WHAT TO WORK ON:
Copy out the data exactly, leaving the pictures behind.

------ RAW DATA

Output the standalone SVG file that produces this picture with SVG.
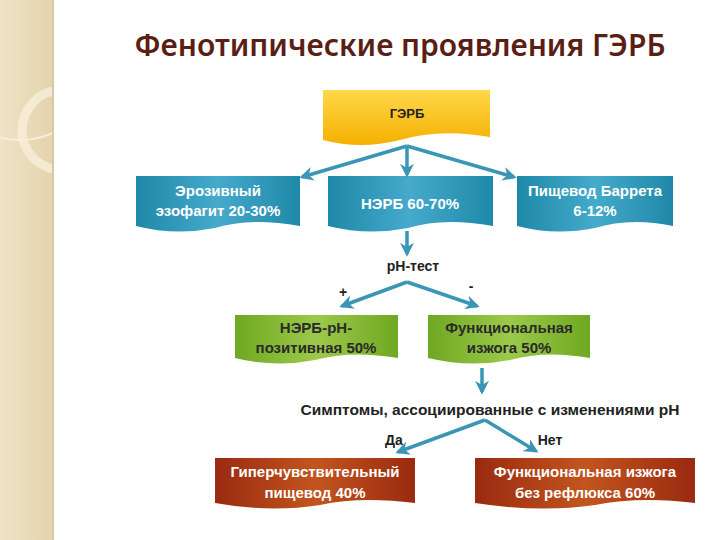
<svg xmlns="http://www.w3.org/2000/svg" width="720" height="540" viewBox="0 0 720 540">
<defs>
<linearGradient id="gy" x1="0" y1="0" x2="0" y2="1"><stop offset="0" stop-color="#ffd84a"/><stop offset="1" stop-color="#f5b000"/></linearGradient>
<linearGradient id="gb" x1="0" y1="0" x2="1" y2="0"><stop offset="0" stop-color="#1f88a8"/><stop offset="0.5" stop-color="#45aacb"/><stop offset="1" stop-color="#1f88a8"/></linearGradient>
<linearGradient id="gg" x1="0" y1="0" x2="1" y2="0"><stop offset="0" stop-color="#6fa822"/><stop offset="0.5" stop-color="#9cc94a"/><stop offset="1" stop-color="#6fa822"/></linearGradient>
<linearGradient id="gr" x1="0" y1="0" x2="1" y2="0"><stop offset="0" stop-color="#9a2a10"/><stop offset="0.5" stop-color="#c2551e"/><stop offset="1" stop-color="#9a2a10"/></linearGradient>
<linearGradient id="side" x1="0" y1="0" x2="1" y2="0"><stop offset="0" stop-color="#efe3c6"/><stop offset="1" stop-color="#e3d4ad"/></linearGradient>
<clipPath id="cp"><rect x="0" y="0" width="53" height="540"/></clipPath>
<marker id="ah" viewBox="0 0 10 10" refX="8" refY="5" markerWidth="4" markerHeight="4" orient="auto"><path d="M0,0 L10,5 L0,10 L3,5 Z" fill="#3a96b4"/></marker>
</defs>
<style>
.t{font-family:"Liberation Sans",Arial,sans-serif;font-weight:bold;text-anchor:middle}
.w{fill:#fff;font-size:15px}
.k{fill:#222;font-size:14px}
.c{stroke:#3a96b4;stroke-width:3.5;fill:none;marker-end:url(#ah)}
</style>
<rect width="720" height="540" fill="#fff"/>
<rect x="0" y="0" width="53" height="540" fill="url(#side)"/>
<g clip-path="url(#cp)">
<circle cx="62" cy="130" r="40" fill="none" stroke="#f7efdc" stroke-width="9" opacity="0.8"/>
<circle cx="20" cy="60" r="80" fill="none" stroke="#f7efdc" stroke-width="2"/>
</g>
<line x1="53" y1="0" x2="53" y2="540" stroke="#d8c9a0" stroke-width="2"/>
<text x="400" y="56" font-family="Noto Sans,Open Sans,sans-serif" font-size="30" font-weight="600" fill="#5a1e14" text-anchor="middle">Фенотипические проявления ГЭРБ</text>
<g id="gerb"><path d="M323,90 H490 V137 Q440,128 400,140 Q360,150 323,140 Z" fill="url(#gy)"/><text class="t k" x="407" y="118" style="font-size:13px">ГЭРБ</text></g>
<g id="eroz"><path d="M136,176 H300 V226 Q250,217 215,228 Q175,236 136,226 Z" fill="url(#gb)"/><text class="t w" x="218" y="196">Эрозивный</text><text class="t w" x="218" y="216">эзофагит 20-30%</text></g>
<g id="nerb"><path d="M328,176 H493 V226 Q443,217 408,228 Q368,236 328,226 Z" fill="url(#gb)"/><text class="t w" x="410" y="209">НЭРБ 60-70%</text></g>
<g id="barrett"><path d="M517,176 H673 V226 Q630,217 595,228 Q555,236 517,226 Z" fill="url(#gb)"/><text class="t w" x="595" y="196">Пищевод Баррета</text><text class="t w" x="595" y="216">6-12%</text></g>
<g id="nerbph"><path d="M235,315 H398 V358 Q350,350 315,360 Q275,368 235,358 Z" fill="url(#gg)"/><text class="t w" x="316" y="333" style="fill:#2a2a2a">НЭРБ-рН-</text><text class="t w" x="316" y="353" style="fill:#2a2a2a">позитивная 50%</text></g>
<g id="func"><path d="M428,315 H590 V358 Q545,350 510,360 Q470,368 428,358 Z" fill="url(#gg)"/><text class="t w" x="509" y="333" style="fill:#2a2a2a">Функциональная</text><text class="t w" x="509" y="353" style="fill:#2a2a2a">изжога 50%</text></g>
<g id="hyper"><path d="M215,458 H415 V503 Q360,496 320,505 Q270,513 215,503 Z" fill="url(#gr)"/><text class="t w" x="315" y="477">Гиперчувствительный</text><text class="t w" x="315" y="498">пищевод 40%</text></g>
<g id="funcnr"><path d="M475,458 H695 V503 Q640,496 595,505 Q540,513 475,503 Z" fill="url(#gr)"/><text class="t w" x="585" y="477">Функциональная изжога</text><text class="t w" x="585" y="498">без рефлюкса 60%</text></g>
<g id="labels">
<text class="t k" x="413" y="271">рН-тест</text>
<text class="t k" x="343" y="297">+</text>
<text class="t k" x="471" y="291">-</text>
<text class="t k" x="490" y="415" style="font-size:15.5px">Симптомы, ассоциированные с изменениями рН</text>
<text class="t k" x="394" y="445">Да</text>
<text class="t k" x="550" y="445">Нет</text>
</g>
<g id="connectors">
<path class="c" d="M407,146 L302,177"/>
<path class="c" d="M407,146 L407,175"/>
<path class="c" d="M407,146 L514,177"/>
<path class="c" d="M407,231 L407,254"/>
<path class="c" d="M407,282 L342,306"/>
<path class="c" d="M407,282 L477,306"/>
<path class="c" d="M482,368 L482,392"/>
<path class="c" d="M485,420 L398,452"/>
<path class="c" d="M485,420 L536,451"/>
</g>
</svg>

------------

RESPONSE:
Output the standalone SVG file that produces this picture with SVG.
<svg xmlns="http://www.w3.org/2000/svg" width="720" height="540" viewBox="0 0 720 540">
<defs>
<linearGradient id="gy" x1="0" y1="0" x2="0" y2="1"><stop offset="0" stop-color="#ffd84a"/><stop offset="1" stop-color="#f5b000"/></linearGradient>
<linearGradient id="gb" x1="0" y1="0" x2="1" y2="0"><stop offset="0" stop-color="#1f88a8"/><stop offset="0.5" stop-color="#45aacb"/><stop offset="1" stop-color="#1f88a8"/></linearGradient>
<linearGradient id="gg" x1="0" y1="0" x2="1" y2="0"><stop offset="0" stop-color="#6fa822"/><stop offset="0.5" stop-color="#9cc94a"/><stop offset="1" stop-color="#6fa822"/></linearGradient>
<linearGradient id="gr" x1="0" y1="0" x2="1" y2="0"><stop offset="0" stop-color="#9a2a10"/><stop offset="0.5" stop-color="#c2551e"/><stop offset="1" stop-color="#9a2a10"/></linearGradient>
<linearGradient id="side" x1="0" y1="0" x2="1" y2="0"><stop offset="0" stop-color="#efe3c6"/><stop offset="1" stop-color="#e3d4ad"/></linearGradient>
<clipPath id="cp"><rect x="0" y="0" width="53" height="540"/></clipPath>
<marker id="ah" viewBox="0 0 10 10" refX="8" refY="5" markerWidth="4" markerHeight="4" orient="auto"><path d="M0,0 L10,5 L0,10 L3,5 Z" fill="#3a96b4"/></marker>
</defs>
<style>
.t{font-family:"Liberation Sans",Arial,sans-serif;font-weight:bold;text-anchor:middle}
.w{fill:#fff;font-size:15px}
.k{fill:#222;font-size:14px}
.c{stroke:#3a96b4;stroke-width:3.5;fill:none;marker-end:url(#ah)}
</style>
<rect width="720" height="540" fill="#fff"/>
<rect x="0" y="0" width="53" height="540" fill="url(#side)"/>
<g clip-path="url(#cp)">
<circle cx="62" cy="130" r="40" fill="none" stroke="#f7efdc" stroke-width="9" opacity="0.8"/>
<circle cx="20" cy="60" r="80" fill="none" stroke="#f7efdc" stroke-width="2"/>
</g>
<line x1="53" y1="0" x2="53" y2="540" stroke="#d8c9a0" stroke-width="2"/>
<text x="400" y="56" font-family="Noto Sans,Open Sans,sans-serif" font-size="30" font-weight="600" fill="#5a1e14" text-anchor="middle">Фенотипические проявления ГЭРБ</text>
<g id="gerb"><path d="M323,90 H490 V137 Q440,128 400,140 Q360,150 323,140 Z" fill="url(#gy)"/><text class="t k" x="407" y="118" style="font-size:13px">ГЭРБ</text></g>
<g id="eroz"><path d="M136,176 H300 V226 Q250,217 215,228 Q175,236 136,226 Z" fill="url(#gb)"/><text class="t w" x="218" y="196">Эрозивный</text><text class="t w" x="218" y="216">эзофагит 20-30%</text></g>
<g id="nerb"><path d="M328,176 H493 V226 Q443,217 408,228 Q368,236 328,226 Z" fill="url(#gb)"/><text class="t w" x="410" y="209">НЭРБ 60-70%</text></g>
<g id="barrett"><path d="M517,176 H673 V226 Q630,217 595,228 Q555,236 517,226 Z" fill="url(#gb)"/><text class="t w" x="595" y="196">Пищевод Баррета</text><text class="t w" x="595" y="216">6-12%</text></g>
<g id="nerbph"><path d="M235,315 H398 V358 Q350,350 315,360 Q275,368 235,358 Z" fill="url(#gg)"/><text class="t w" x="316" y="333" style="fill:#2a2a2a">НЭРБ-рН-</text><text class="t w" x="316" y="353" style="fill:#2a2a2a">позитивная 50%</text></g>
<g id="func"><path d="M428,315 H590 V358 Q545,350 510,360 Q470,368 428,358 Z" fill="url(#gg)"/><text class="t w" x="509" y="333" style="fill:#2a2a2a">Функциональная</text><text class="t w" x="509" y="353" style="fill:#2a2a2a">изжога 50%</text></g>
<g id="hyper"><path d="M215,458 H415 V503 Q360,496 320,505 Q270,513 215,503 Z" fill="url(#gr)"/><text class="t w" x="315" y="477">Гиперчувствительный</text><text class="t w" x="315" y="498">пищевод 40%</text></g>
<g id="funcnr"><path d="M475,458 H695 V503 Q640,496 595,505 Q540,513 475,503 Z" fill="url(#gr)"/><text class="t w" x="585" y="477">Функциональная изжога</text><text class="t w" x="585" y="498">без рефлюкса 60%</text></g>
<g id="labels">
<text class="t k" x="413" y="271">рН-тест</text>
<text class="t k" x="343" y="297">+</text>
<text class="t k" x="471" y="291">-</text>
<text class="t k" x="490" y="415" style="font-size:15.5px">Симптомы, ассоциированные с изменениями рН</text>
<text class="t k" x="394" y="445">Да</text>
<text class="t k" x="550" y="445">Нет</text>
</g>
<g id="connectors">
<path class="c" d="M407,146 L302,177"/>
<path class="c" d="M407,146 L407,175"/>
<path class="c" d="M407,146 L514,177"/>
<path class="c" d="M407,231 L407,254"/>
<path class="c" d="M407,282 L342,306"/>
<path class="c" d="M407,282 L477,306"/>
<path class="c" d="M482,368 L482,392"/>
<path class="c" d="M485,420 L398,452"/>
<path class="c" d="M485,420 L536,451"/>
</g>
</svg>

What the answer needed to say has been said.